How can I convert an std::string to a char* or a const char*?
+5
A:
Use the .c_str() method for const char *.
You can use &mystring[0] to get a char * pointer, but there are a couple of gotcha's: you won't necessarily get a zero terminated string, and you won't be able to change the string's size. You especially have to be careful not to add characters past the end of the string or you'll get a buffer overrun (and probable crash).
Mark Ransom
2008-12-07 19:31:50
Johannes Schaub - litb
2008-12-07 19:44:10
@litb, Argh! That's what I get for trying to whip up a quick answer. I've used your solution in the past, don't know why it wasn't the first thing that came to mind. I've edited my answer.
Mark Ransom
2008-12-07 19:54:36
Technically, std::string storage will be contiguous only in C++0x.
MSalters
2008-12-08 10:04:56
@MSalters, thanks - I didn't know that. I'd be hard pressed to find an implementation where that wasn't the case, though.
Mark Ransom
2008-12-08 20:04:28
+37
A:
If you just want to pass a std::string to a function that needs const char* you can use
std::string str;
const char * c = str.c_str();
If you want to get a writable copy, like char *, you can do that with this:
std::string str;
char * writable = new char[str.size() + 1];
std::copy(str.begin(), str.end(), writable);
writable[str.size()] = '\0'; // don't forget the terminating 0
// don't forget to free the string after finished using it
delete[] writable;
Edit: Notice that the above is not exception safe. If anything between the new call and the delete call throws, you will leak memory, as nothing will call delete for you automatically. There are two immediate ways to solve this.
boost::scoped_array
boost::scoped_array will delete the memory for you upon going out of scope:
std::string str;
boost::scoped_array<char> writable(new char[str.size() + 1]);
std::copy(str.begin(), str.end(), writable.get());
writable[str.size()] = '\0'; // don't forget the terminating 0
// get the char* using writable.get()
// memory is automatically freed if the smart pointer goes
// out of scope
std::vector
This is the standard way (does not require any external library). You use std::vector, which completely manages the memory for you.
std::string str;
std::vector<char> writable(str.size() + 1);
std::copy(str.begin(), str.end(), writable.begin());
// get the char* using &writable[0] or &*writable.begin()
Johannes Schaub - litb
2008-12-07 19:35:43
you could, but strdup is not a c or c++ standard function, it's from posix :)
Johannes Schaub - litb
2008-12-07 20:39:31
what i would probably prefer generally is std::vector<char> writable(str.begin(), str.end()); writable.push_back('\0'); char * c =
Johannes Schaub - litb
2008-12-07 20:42:08
You could also construct the vector with: vector<char> writable(str.c_str(), str.size() + 1);
efotinis
2008-12-07 21:08:09
Definitely use std::vector.
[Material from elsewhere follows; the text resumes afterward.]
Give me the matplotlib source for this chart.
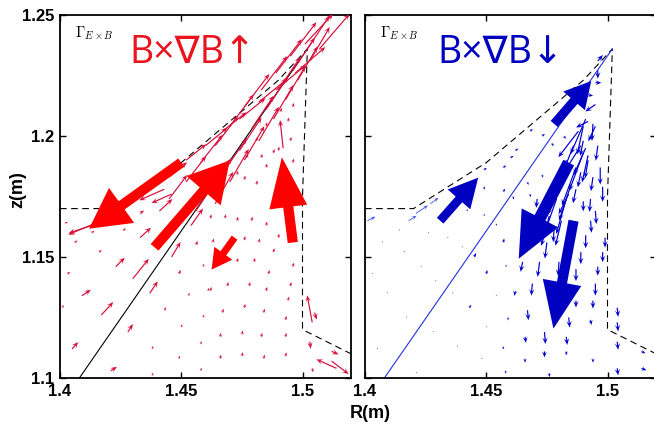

Allocating the array of char is not exception safe.
Martin York
2008-12-08 04:07:53
I agree: litb, you should add your "vector" solution to your main answer, as it is (exception-) safer than the raw new/delete solution.
paercebal
2008-12-09 23:13:50
I'm curious why you're bending over backwards to use std::copy(). Wouldn't using strcpy( the_destination, str.c_str()) - or strlcpy() if you have it - work as well and be more immediately obvious what's going on? strcpy() will work with any of scoped_array, vector, or a raw memory allocation.
Michael Burr
2008-12-10 00:33:32
std::copy is the c++ way of doing this, without the need of getting at the string pointer. I try to avoid using C functions as much as i can.
Johannes Schaub - litb
2008-12-10 03:29:57
A:
Instead of: char * writable = new char[str.size() + 1]; You can use char writable[str.size() + 1];
Then you don't need to worry about deleting writable or exception handling.
Aaron Wohl
2010-06-21 09:34:55